Płacił cudzą kartą i był poszukiwany sądowym nakazem. Usłyszał już łącznie 7 zarzutów

264-186734
fot. KPP Wieluń

Wieluńscy mundurowi zatrzymali 56-latka na podstawie nakazu doprowadzenia do zakładu karnego, wydanego przez Sąd Rejonowy w Wieluniu. Zanim mężczyzna trafił do więzienia usłyszał dodatkowo zarzuty włamania do systemu bankowego i kradzieży pieniędzy. Za tego typu przestępstwo grozi kara nawet do 10 lat pozbawienia wolności.

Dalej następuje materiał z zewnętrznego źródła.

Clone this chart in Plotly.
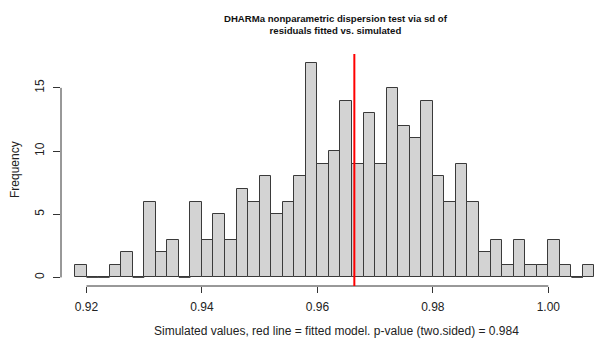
import plotly.graph_objects as go

# Histogram data (bin start 0.918, bin width 0.002)
bin_start = 0.918
bin_width = 0.002
counts = [1, 0, 0, 1, 2, 0, 6, 2, 3, 0, 6, 3, 5, 3, 7, 6, 8, 5, 6, 8, 17, 9,
          10, 14, 9, 13, 9, 15, 12, 11, 14, 8, 6, 9, 6, 2, 3, 1, 3, 1, 1, 3, 1, 0, 1]
observed = 0.9664
x_ticks = [0.92, 0.94, 0.96, 0.98, 1.00]
x_tick_labels = ["0.92", "0.94", "0.96", "0.98", "1.00"]
y_ticks = [0, 5, 10, 15]
title_text = "DHARMa nonparametric dispersion test via sd of<br>residuals fitted vs. simulated"
x_label = "Simulated values, red line = fitted model. p-value (two.sided) = 0.984"
y_label = "Frequency"

centers = [bin_start + bin_width * (i + 0.5) for i in range(len(counts))]

W, H = 595, 339
ml, mr, mt, mb = 61, 0, 54, 53
px_per_unit = 5772.5
x0 = 0.92 - (86.5 - ml) / px_per_unit
x1 = 0.92 + (W - mr - 86.5) / px_per_unit

fig = go.Figure()
fig.add_trace(go.Bar(
    x=centers, y=counts, width=bin_width,
    marker=dict(color="#D3D3D3", line=dict(color="#3a3a3a", width=1)),
    hoverinfo="x+y", showlegend=False,
))
# zero-height bins drawn as flat outline, as in R
for c, n in zip(centers, counts):
    if n == 0:
        fig.add_trace(go.Scatter(x=[c - bin_width / 2, c + bin_width / 2], y=[0, 0],
                                 mode="lines", line=dict(color="#3a3a3a", width=1),
                                 showlegend=False, hoverinfo="skip"))

font = "Liberation Sans, Arial, Helvetica, sans-serif"
fig.update_layout(
    width=W, height=H,
    margin=dict(l=ml, r=mr, t=mt, b=mb, pad=0),
    paper_bgcolor="white", plot_bgcolor="white",
    bargap=0,
    font=dict(family=font, size=12, color="black"),
    xaxis=dict(range=[x0, x1], tickvals=x_ticks, ticktext=x_tick_labels,
               ticks="outside", ticklen=6, tickcolor="#333", tickwidth=1,
               showline=False, showgrid=False, zeroline=False,
               tickfont=dict(size=12, color="#222"), ticklabelstandoff=4),
    yaxis=dict(range=[-0.68, 17.68], tickvals=y_ticks, ticks="outside", ticklen=7,
               tickcolor="#333", tickwidth=1, tickangle=-90,
               showline=False, showgrid=False, zeroline=False,
               tickfont=dict(size=12, color="#222"), ticklabelstandoff=4),
    shapes=[
        dict(type="line", xref="x", yref="paper", x0=x_ticks[0], x1=x_ticks[-1], y0=0, y1=0,
             line=dict(color="#333", width=1)),
        dict(type="line", xref="paper", yref="y", x0=0, x1=0, y0=y_ticks[0], y1=y_ticks[-1],
             line=dict(color="#333", width=1)),
        dict(type="line", xref="x", yref="paper", x0=observed, x1=observed, y0=0, y1=1,
             line=dict(color="red", width=2)),
    ],
    annotations=[
        dict(text="<b>" + title_text.replace("<br>", "</b><br><b>") + "</b>",
             xref="paper", yref="paper", x=(336 - ml) / (W - ml - mr), y=1,
             yshift=54 - 24, xanchor="center", yanchor="middle", showarrow=False,
             font=dict(size=9.6, color="#111")),
        dict(text=x_label, xref="paper", yref="paper", x=(336 - ml) / (W - ml - mr), y=0,
             yshift=-(331 - 286), xanchor="center", yanchor="middle", showarrow=False,
             font=dict(size=12, color="#222")),
        dict(text=y_label, xref="paper", yref="paper", x=0, y=0.5, xshift=-(61 - 15),
             xanchor="center", yanchor="middle", textangle=-90, showarrow=False,
             font=dict(size=12, color="#222")),
    ],
)
fig.write_html("out.html")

24 stycznia 2024 roku policjanci z wieluńskiej „patrolówki" zatrzymali 56-latka wobec, którego Sąd Rejonowy w Wieluniu wydał nakaz doprowadzenia do zakładu karnego. Mężczyzna ma do odbycia karę pozbawienia wolności za niepłacenie alimentów. Okazało się, że to nie jedyne co miał na sumieniu. Jak ustalili kryminalni z wieluńskiej komendy na początku stycznia br. 56-latek dokonał kilku nieautoryzowanych płatności kartą bankomatową należącą do 18-letniej mieszkanki Wielunia. Kobieta najprawdopodobniej zgubiła portfel wraz z kartą płatniczą. W momencie kiedy zorientowała się, że jej nie ma, sprawdziła swoje konto bankowe. Okazało się, że ktoś kilkukrotnie używał jej karty, dokonując płatności na stacji paliw na terenie Wielunia. Na podstawie zebranego w tej sprawie materiału dowodowego funkcjonariusze ustalili, że odpowiedzialnym za te czyny jest 56-latek. Mężczyzna jednego dnia posługując się znalezioną kartą bankomatową dokonał siedmiu zbliżeniowych transakcji płatniczych na kwotę ponad 220 złotych. Płacił głównie za zakup alkoholu i papierosów. Usłyszał już łącznie 7 zarzutów włamania do systemu bankowego i kradzieży pieniędzy. Za tego typu przestępstwo grozi kara nawet do 10 lat pozbawienia wolności.

Apelujemy, aby w przypadku utraty czy kradzieży dokumentów, karty bankomatowej jak najszybciej poinformować placówkę bankową lub inną instytucję, która wydała dokument. W takich przypadkach dużą rolę odgrywa czas. Pamiętajmy, aby nie zapisywać na kartach bankomatowych kodów PIN oraz nie nosić ich razem z kartą. Nie pozwólmy, aby nieuczciwy znalazca pozbawił nas oszczędności czy posłużył się naszymi dokumentami.